--- Exercise details ---
Reproduce the listing below exactly, minus its pictures.

--- Supplied material ---
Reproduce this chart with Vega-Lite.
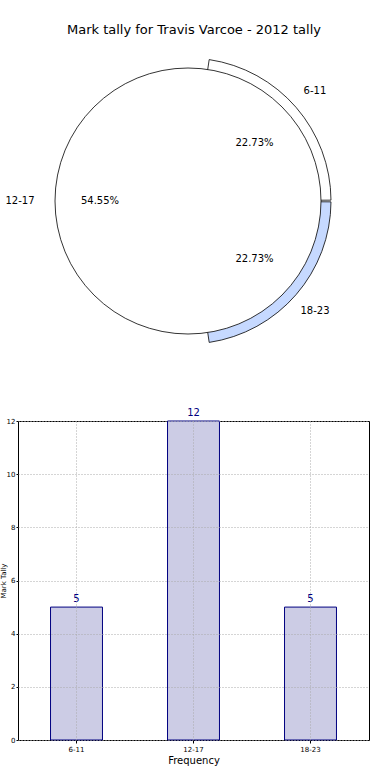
{
  "$schema": "https://vega.github.io/schema/vega-lite/v6.json",
  "padding": {"left": -2, "top": 24, "right": 0, "bottom": 0},
  "background": "white",
  "bounds": "flush",
  "spacing": 62,
  "config": {"font": "DejaVu Sans", "view": {"stroke": null}},
  "datasets": {
    "tally": [
      {"range": "6-11", "count": 5, "order": 1, "pct": "22.73%"},
      {"range": "12-17", "count": 12, "order": 3, "pct": "54.55%"},
      {"range": "18-23", "count": 5, "order": 2, "pct": "22.73%"}
    ],
    "full": [{"k": "all"}]
  },
  "vconcat": [
    {
      "width": 340,
      "height": 316,
      "title": {"text": "Mark tally for Travis Varcoe - 2012 tally", "fontSize": 13, "fontWeight": "normal", "font": "DejaVu Sans", "color": "#000", "offset": 6, "dx": 6},
      "layer": [
        {
          "data": {"name": "tally"},
          "mark": {"type": "arc", "outerRadius": 143, "stroke": "#000", "strokeWidth": 0.8, "padAngle": 0.012},
          "encoding": {
            "theta": {"field": "count", "type": "quantitative", "stack": true, "scale": {"range": [0.1428, 6.426]}},
            "order": {"field": "order", "type": "quantitative"},
            "color": {"field": "range", "type": "nominal", "scale": {"domain": ["6-11", "12-17", "18-23"], "range": ["#ffffff", "#ffffff", "#c6d9ff"]}, "legend": null},
            "opacity": {"condition": {"test": "datum.range === '12-17'", "value": 0}, "value": 1}
          }
        },
        {
          "data": {"name": "full"},
          "mark": {"type": "arc", "outerRadius": 133, "theta": 0, "theta2": 6.2832, "fill": "#ffffff", "stroke": "#000", "strokeWidth": 0.8},
          "encoding": {}
        },
        {
          "data": {"name": "tally"},
          "mark": {"type": "text", "radius": 88, "fontSize": 10, "color": "#000"},
          "encoding": {
            "theta": {"field": "count", "type": "quantitative", "stack": true, "scale": {"range": [0.1428, 6.426]}},
            "order": {"field": "order", "type": "quantitative"},
            "text": {"field": "pct"}
          }
        },
        {
          "data": {"name": "tally"},
          "mark": {"type": "text", "radius": 168, "fontSize": 10, "color": "#000"},
          "encoding": {
            "theta": {"field": "count", "type": "quantitative", "stack": true, "scale": {"range": [0.1428, 6.426]}},
            "order": {"field": "order", "type": "quantitative"},
            "text": {"field": "range"}
          }
        }
      ],
      "resolve": {"scale": {"theta": "independent"}}
    },
    {
      "data": {"name": "tally"},
      "width": 351,
      "height": 319,
      "view": {"stroke": "#000", "strokeWidth": 1},
      "encoding": {
        "x": {
          "field": "range", "type": "nominal", "sort": ["6-11", "12-17", "18-23"],
          "scale": {"paddingInner": 0.556, "paddingOuter": 0.278},
          "axis": {"title": "Frequency", "titleFontSize": 10, "titleFontWeight": "normal", "titleColor": "#000", "titlePadding": 3, "labelFontSize": 7, "labelColor": "#000", "labelAngle": 0, "labelPadding": 2, "tickSize": 3, "tickColor": "#000", "domain": false, "grid": true, "gridDash": [1, 2], "gridColor": "#aaa", "zindex": 1}
        },
        "y": {
          "field": "count", "type": "quantitative",
          "scale": {"domain": [0, 12], "nice": false},
          "axis": {"title": "Mark Tally", "values": [0, 2, 4, 6, 8, 10, 12], "titleFontSize": 7, "titleFontWeight": "normal", "titleColor": "#000", "titlePadding": 0, "labelFontSize": 7, "labelColor": "#000", "labelPadding": 1, "tickSize": 2, "tickColor": "#000", "domain": false, "grid": true, "gridDash": [1, 2], "gridColor": "#aaa", "zindex": 1}
        }
      },
      "layer": [
        {"mark": {"type": "bar", "fill": "#ccccE5", "stroke": "#000080", "strokeWidth": 1}},
        {
          "mark": {"type": "text", "dy": -3, "baseline": "bottom", "color": "#000080", "fontSize": 10},
          "encoding": {"text": {"field": "count", "type": "quantitative"}}
        }
      ]
    }
  ]
}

--- Solution for this problem ---
Reproduce this chart with Vega-Lite.
{
  "$schema": "https://vega.github.io/schema/vega-lite/v6.json",
  "padding": {"left": -2, "top": 24, "right": 0, "bottom": 0},
  "background": "white",
  "bounds": "flush",
  "spacing": 62,
  "config": {"font": "DejaVu Sans", "view": {"stroke": null}},
  "datasets": {
    "tally": [
      {"range": "6-11", "count": 5, "order": 1, "pct": "22.73%"},
      {"range": "12-17", "count": 12, "order": 3, "pct": "54.55%"},
      {"range": "18-23", "count": 5, "order": 2, "pct": "22.73%"}
    ],
    "full": [{"k": "all"}]
  },
  "vconcat": [
    {
      "width": 340,
      "height": 316,
      "title": {"text": "Mark tally for Travis Varcoe - 2012 tally", "fontSize": 13, "fontWeight": "normal", "font": "DejaVu Sans", "color": "#000", "offset": 6, "dx": 6},
      "layer": [
        {
          "data": {"name": "tally"},
          "mark": {"type": "arc", "outerRadius": 143, "stroke": "#000", "strokeWidth": 0.8, "padAngle": 0.012},
          "encoding": {
            "theta": {"field": "count", "type": "quantitative", "stack": true, "scale": {"range": [0.1428, 6.426]}},
            "order": {"field": "order", "type": "quantitative"},
            "color": {"field": "range", "type": "nominal", "scale": {"domain": ["6-11", "12-17", "18-23"], "range": ["#ffffff", "#ffffff", "#c6d9ff"]}, "legend": null},
            "opacity": {"condition": {"test": "datum.range === '12-17'", "value": 0}, "value": 1}
          }
        },
        {
          "data": {"name": "full"},
          "mark": {"type": "arc", "outerRadius": 133, "theta": 0, "theta2": 6.2832, "fill": "#ffffff", "stroke": "#000", "strokeWidth": 0.8},
          "encoding": {}
        },
        {
          "data": {"name": "tally"},
          "mark": {"type": "text", "radius": 88, "fontSize": 10, "color": "#000"},
          "encoding": {
            "theta": {"field": "count", "type": "quantitative", "stack": true, "scale": {"range": [0.1428, 6.426]}},
            "order": {"field": "order", "type": "quantitative"},
            "text": {"field": "pct"}
          }
        },
        {
          "data": {"name": "tally"},
          "mark": {"type": "text", "radius": 168, "fontSize": 10, "color": "#000"},
          "encoding": {
            "theta": {"field": "count", "type": "quantitative", "stack": true, "scale": {"range": [0.1428, 6.426]}},
            "order": {"field": "order", "type": "quantitative"},
            "text": {"field": "range"}
          }
        }
      ],
      "resolve": {"scale": {"theta": "independent"}}
    },
    {
      "data": {"name": "tally"},
      "width": 351,
      "height": 319,
      "view": {"stroke": "#000", "strokeWidth": 1},
      "encoding": {
        "x": {
          "field": "range", "type": "nominal", "sort": ["6-11", "12-17", "18-23"],
          "scale": {"paddingInner": 0.556, "paddingOuter": 0.278},
          "axis": {"title": "Frequency", "titleFontSize": 10, "titleFontWeight": "normal", "titleColor": "#000", "titlePadding": 3, "labelFontSize": 7, "labelColor": "#000", "labelAngle": 0, "labelPadding": 2, "tickSize": 3, "tickColor": "#000", "domain": false, "grid": true, "gridDash": [1, 2], "gridColor": "#aaa", "zindex": 1}
        },
        "y": {
          "field": "count", "type": "quantitative",
          "scale": {"domain": [0, 12], "nice": false},
          "axis": {"title": "Mark Tally", "values": [0, 2, 4, 6, 8, 10, 12], "titleFontSize": 7, "titleFontWeight": "normal", "titleColor": "#000", "titlePadding": 0, "labelFontSize": 7, "labelColor": "#000", "labelPadding": 1, "tickSize": 2, "tickColor": "#000", "domain": false, "grid": true, "gridDash": [1, 2], "gridColor": "#aaa", "zindex": 1}
        }
      },
      "layer": [
        {"mark": {"type": "bar", "fill": "#ccccE5", "stroke": "#000080", "strokeWidth": 1}},
        {
          "mark": {"type": "text", "dy": -3, "baseline": "bottom", "color": "#000080", "fontSize": 10},
          "encoding": {"text": {"field": "count", "type": "quantitative"}}
        }
      ]
    }
  ]
}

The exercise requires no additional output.